Armenian, Assyrian, and Greek religious and cultural sites, including numerous cemeteries, faced severe damage or destruction due to the government's neglect, but also vandalism encouraged by governmental rhetoric, USCIRF said.

The disputes around turning former holy sites that hold legal status as a museum, including former Greek Orthodox sites Hagia Sophia and the Chora Museum, were also mentioned in the report.

Turkish President Recep Tayyip Erdoğan has repeatedly signalled over the years that Hagia Sophia should be restored as a mosque to fulfil a long-standing demand by Turkish Islamists.

The Hagia Sofia was completed in 537 C.E. and served as the seat of the Ecumenical Patriarch of Constantinople until 1453 when the Ottomans captured the city and turned the Hagia Sofia into a mosque. It was turned into a museum in 1935.

The commission also touched upon violations in Turkey-controlled regions in Syria.  

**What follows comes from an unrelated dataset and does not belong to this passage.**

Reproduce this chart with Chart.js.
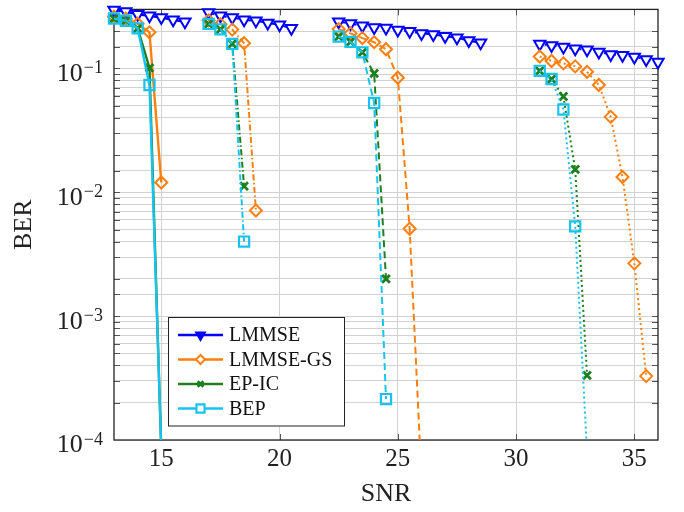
<!DOCTYPE html>
<html>
<head>
<meta charset="utf-8">
<script src="https://cdn.jsdelivr.net/npm/chart.js@4.4.1/dist/chart.umd.min.js"></script>
<style>
  html, body { margin: 0; padding: 0; background: #fff; }
  #wrap { width: 684px; height: 512px; }
</style>
</head>
<body>
<div id="wrap"><canvas id="ber" width="684" height="512"></canvas></div>
<script>
// axis ticks
const xTicks = [15, 20, 25, 30, 35];
const yExponents = [-1, -2, -3, -4];
const seriesNames = ['LMMSE', 'LMMSE-GS', 'EP-IC', 'BEP'];

// solid group
const snrSolidA = [13, 13.5, 14, 14.5, 15, 15.5, 16];
const snrSolidB = [13, 13.5, 14, 14.5, 15];
const lmmseSolid = [0.297, 0.288, 0.274, 0.266, 0.258, 0.247, 0.238];
const lmmseGsSolid = [0.262, 0.252, 0.23, 0.196, 0.012];
const epicSolid = [0.253, 0.243, 0.211, 0.101, 0.00008];
const bepSolid = [0.253, 0.243, 0.211, 0.0736, 0.000085];

// dash-dot group
const snrDashDotA = [17, 17.5, 18, 18.5, 19, 19.5, 20, 20.5];
const snrDashDotB = [17, 17.5, 18, 18.5, 19];
const snrDashDotC = [17, 17.5, 18, 18.5];
const lmmseDashDot = [0.283, 0.266, 0.258, 0.247, 0.243, 0.233, 0.225, 0.211];
const lmmseGsDashDot = [0.245, 0.228, 0.206, 0.16, 0.00713];
const epicDashDot = [0.229, 0.207, 0.158, 0.0112];
const bepDashDot = [0.229, 0.207, 0.158, 0.0040];

// dashed group
const snrDashedA = [22.5, 23, 23.5, 24, 24.5, 25, 25.5, 26, 26.5, 27, 27.5, 28, 28.5];
const snrDashedB = [22.5, 23, 23.5, 24, 24.5, 25, 25.5, 26];
const snrDashedC = [22.5, 23, 23.5, 24, 24.5];
const lmmseDashed = [0.239, 0.231, 0.221, 0.214, 0.212, 0.205, 0.200, 0.192, 0.188, 0.182, 0.177, 0.168, 0.161];
const lmmseGsDashed = [0.208, 0.192, 0.176, 0.163, 0.143, 0.0842, 0.00508, 0.00005];
const epicDashed = [0.181, 0.164, 0.135, 0.0912, 0.0020];
const bepDashed = [0.181, 0.164, 0.135, 0.0526, 0.000214];

// dotted group
const snrDottedA = [31, 31.5, 32, 32.5, 33, 33.5, 34, 34.5, 35, 35.5, 36];
const snrDottedB = [31, 31.5, 32, 32.5, 33, 33.5, 34, 34.5, 35, 35.5];
const snrDottedC = [31, 31.5, 32, 32.5, 33];
const lmmseDotted = [0.158, 0.153, 0.149, 0.144, 0.142, 0.136, 0.130, 0.128, 0.124, 0.118, 0.113];
const lmmseGsDotted = [0.125, 0.115, 0.110, 0.104, 0.094, 0.0736, 0.0407, 0.0133, 0.00267, 0.000328];
const epicDotted = [0.0957, 0.0822, 0.0594, 0.0153, 0.000333];
const bepDotted = [0.0957, 0.0822, 0.0466, 0.00531, 0.00008];

const FONT = "'Liberation Serif', 'Times New Roman', serif";

// marker look per series
const look = {
  'LMMSE':    { color: '#0000ff', pointStyle: 'triangle', rotation: 180, radius: 6.5, bw: 2,   bg: '#ffffff', order: 4 },
  'LMMSE-GS': { color: '#ff7f0e', pointStyle: 'rectRot',  rotation: 0,   radius: 6,   bw: 2,   bg: 'rgba(0,0,0,0)', order: 3 },
  'EP-IC':    { color: '#1d7f1d', pointStyle: 'crossRot', rotation: 0,   radius: 5.5, bw: 2.8, bg: 'rgba(0,0,0,0)', order: 2 },
  'BEP':      { color: '#17c3ee', pointStyle: 'rect',     rotation: 0,   radius: 7.2, bw: 2.2, bg: 'rgba(0,0,0,0)', order: 1 }
};

const DASH = {
  solid: [],
  dashDot: [6, 2.5, 1.5, 2.5],
  dashed: [7, 4],
  dotted: [2, 3]
};

function makeSet(name, xs, ys, dash) {
  const s = look[name];
  return {
    label: name,
    data: xs.map((x, i) => ({ x: x, y: ys[i] })),
    borderColor: s.color,
    backgroundColor: s.color,
    borderWidth: dash.length ? 2 : 2.4,
    borderDash: dash,
    pointStyle: s.pointStyle,
    pointRotation: s.rotation,
    pointRadius: s.radius,
    pointBorderWidth: s.bw,
    pointBorderColor: s.color,
    pointBackgroundColor: s.bg,
    tension: 0,
    fill: false,
    order: s.order,
    clip: { left: 8, top: 8, right: 8, bottom: 0 }
  };
}

const datasets = [
  makeSet('LMMSE', snrSolidA, lmmseSolid, DASH.solid),
  makeSet('LMMSE-GS', snrSolidB, lmmseGsSolid, DASH.solid),
  makeSet('EP-IC', snrSolidB, epicSolid, DASH.solid),
  makeSet('BEP', snrSolidB, bepSolid, DASH.solid),

  makeSet('LMMSE', snrDashDotA, lmmseDashDot, DASH.dashDot),
  makeSet('LMMSE-GS', snrDashDotB, lmmseGsDashDot, DASH.dashDot),
  makeSet('EP-IC', snrDashDotC, epicDashDot, DASH.dashDot),
  makeSet('BEP', snrDashDotC, bepDashDot, DASH.dashDot),

  makeSet('LMMSE', snrDashedA, lmmseDashed, DASH.dashed),
  makeSet('LMMSE-GS', snrDashedB, lmmseGsDashed, DASH.dashed),
  makeSet('EP-IC', snrDashedC, epicDashed, DASH.dashed),
  makeSet('BEP', snrDashedC, bepDashed, DASH.dashed),

  makeSet('LMMSE', snrDottedA, lmmseDotted, DASH.dotted),
  makeSet('LMMSE-GS', snrDottedB, lmmseGsDotted, DASH.dotted),
  makeSet('EP-IC', snrDottedC, epicDotted, DASH.dotted),
  makeSet('BEP', snrDottedC, bepDotted, DASH.dotted)
];

// frame + inward tick marks (under the data, like pgfplots)
const framePlugin = {
  id: 'frame',
  beforeDatasetsDraw(chart) {
    const { ctx, chartArea: a, scales } = chart;
    ctx.save();
    ctx.strokeStyle = '#555';
    ctx.lineWidth = 1;
    ctx.beginPath();
    scales.y.ticks.forEach(t => {
      const py = Math.round(scales.y.getPixelForValue(t.value)) + 0.5;
      if (py < a.top + 1 || py > a.bottom - 1) return;
      ctx.moveTo(a.left, py); ctx.lineTo(a.left + 6, py);
      ctx.moveTo(a.right, py); ctx.lineTo(a.right - 6, py);
    });
    xTicks.forEach(v => {
      const px = Math.round(scales.x.getPixelForValue(v)) + 0.5;
      ctx.moveTo(px, a.bottom); ctx.lineTo(px, a.bottom - 6);
      ctx.moveTo(px, a.top); ctx.lineTo(px, a.top + 6);
    });
    ctx.stroke();
    ctx.strokeStyle = '#222';
    ctx.lineWidth = 1.3;
    ctx.strokeRect(a.left, a.top, a.right - a.left, a.bottom - a.top);
    ctx.restore();
  },
  afterDraw(chart) {
    const { ctx, scales } = chart;
    ctx.save();
    // y tick labels 10^k
    ctx.fillStyle = '#222';
    yExponents.forEach(k => {
      const py = scales.y.getPixelForValue(Math.pow(10, k));
      const sup = '\u2212' + Math.abs(k);
      ctx.font = '18px ' + FONT;
      const supW = ctx.measureText(sup).width;
      const right = 103;
      ctx.textAlign = 'left';
      ctx.textBaseline = 'alphabetic';
      ctx.fillText(sup, right - supW, py + 4.5);
      ctx.font = '26px ' + FONT;
      ctx.textAlign = 'right';
      ctx.fillText('10', right - supW - 1, py + 12.4);
    });

    // legend box
    const box = { left: 168.5, top: 317.5, right: 344.5, bottom: 426 };
    ctx.fillStyle = '#fff';
    ctx.fillRect(box.left, box.top, box.right - box.left, box.bottom - box.top);
    ctx.strokeStyle = '#222';
    ctx.lineWidth = 1;
    ctx.strokeRect(box.left, box.top, box.right - box.left, box.bottom - box.top);
    const rowY = [335, 359.5, 384, 408.5];
    seriesNames.forEach((name, i) => {
      const s = look[name];
      const y = rowY[i];
      ctx.strokeStyle = s.color;
      ctx.lineWidth = 2.4;
      ctx.setLineDash([]);
      ctx.beginPath();
      ctx.moveTo(178, y); ctx.lineTo(223, y);
      ctx.stroke();
      ctx.fillStyle = name === 'LMMSE' ? s.color : '#fff';
      ctx.lineWidth = s.bw;
      Chart.helpers.drawPoint(ctx, {
        pointStyle: s.pointStyle, rotation: s.rotation,
        radius: name === 'EP-IC' ? 4 : s.radius - 1.5, borderWidth: s.bw
      }, 200.5, y);
      ctx.fillStyle = '#111';
      ctx.font = '20px ' + FONT;
      ctx.textAlign = 'left';
      ctx.textBaseline = 'middle';
      ctx.fillText(name, 229, y + 1);
    });
    ctx.restore();
  }
};

Chart.defaults.font.family = FONT;
Chart.defaults.color = '#222';

new Chart(document.getElementById('ber'), {
  type: 'line',
  data: { datasets: datasets },
  options: {
    responsive: false,
    animation: false,
    devicePixelRatio: 1,
    layout: { padding: { top: 4, right: 26, left: 0, bottom: 0 } },
    plugins: { legend: { display: false }, tooltip: { enabled: false } },
    scales: {
      x: {
        type: 'linear',
        min: 13,
        max: 36,
        afterBuildTicks: s => { s.ticks = xTicks.map(v => ({ value: v })); },
        afterFit: s => { s.height = 72; },
        grid: { color: '#d2d2d2', lineWidth: 1, drawTicks: false },
        border: { display: false },
        ticks: { font: { size: 25 }, padding: 4, color: '#222', maxRotation: 0 },
        title: { display: true, text: 'SNR', font: { size: 26 }, color: '#222', padding: 2 }
      },
      y: {
        type: 'logarithmic',
        min: 1e-4,
        max: 0.3,
        afterFit: s => { s.width = 114; },
        grid: { color: '#d2d2d2', lineWidth: 1, drawTicks: false },
        border: { display: false },
        ticks: { display: false },
        title: { display: true, text: 'BER', font: { size: 26 }, color: '#222', padding: 9 }
      }
    }
  },
  plugins: [framePlugin]
});
</script>
</body>
</html>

Formation of so-called "safe zone" in northern Syria established by Turkey and its Free Syrian Army (FSA) allies has precipitated the displacement of some ethnic and religious communities the territory, it said.

Meanwhile, Syrian militias defaced several holy sites of religious minorities in northern Syria, USCIRF said, adding that non-Muslim communities remained in a constant state of fear.

"Religious minorities in other areas that Turkey seized earlier, such as Afrin, continued to experience persecution and marginalisation, especially displaced Yazidis and Christians," it said.

"What happened in Afrin is concerning that it would be a precedent for what we might see happening in other parts of northeast Syria," Voice of America quoted USCIRF Chairman Tony Perkins as saying.

In a report published on Wednesday, VoA cited rights groups and detailed allegations of human rights abuses by Turkey and Syrian proxies.

The Turkish-backed Sultan Murad Division has been accused of kidnappings, including that of a 17-year-old girl. A 24-year-old woman was found dead in Azaz, a nearby town controlled by other groups backed by Turkey. These groups are accused of torturing and killing the woman, VoA said.

“The rule of law (in Afrin) continues to ebb and flow with the mood of local militia leaders,” Amnesty International’s Middle East and North Africa Advocacy Director Philippe Nassif told VoA.

There are at least a dozen Turkish-backed militias in Afrin, VoA said, all of whom are frequently accused of crimes against the local population. Among the accusations are arbitrary arrests, property seizures and a haphazard imposition of taxes, according to former Syrian military general Ahmed Rahal. Civilians are targeted “for simply being Kurdish,” Rahal told VoA, and are accused of affiliating with the Syrian Democratic Forces, majority-Kurdish forces allied with the United States who controlled the province until the safe zone was established.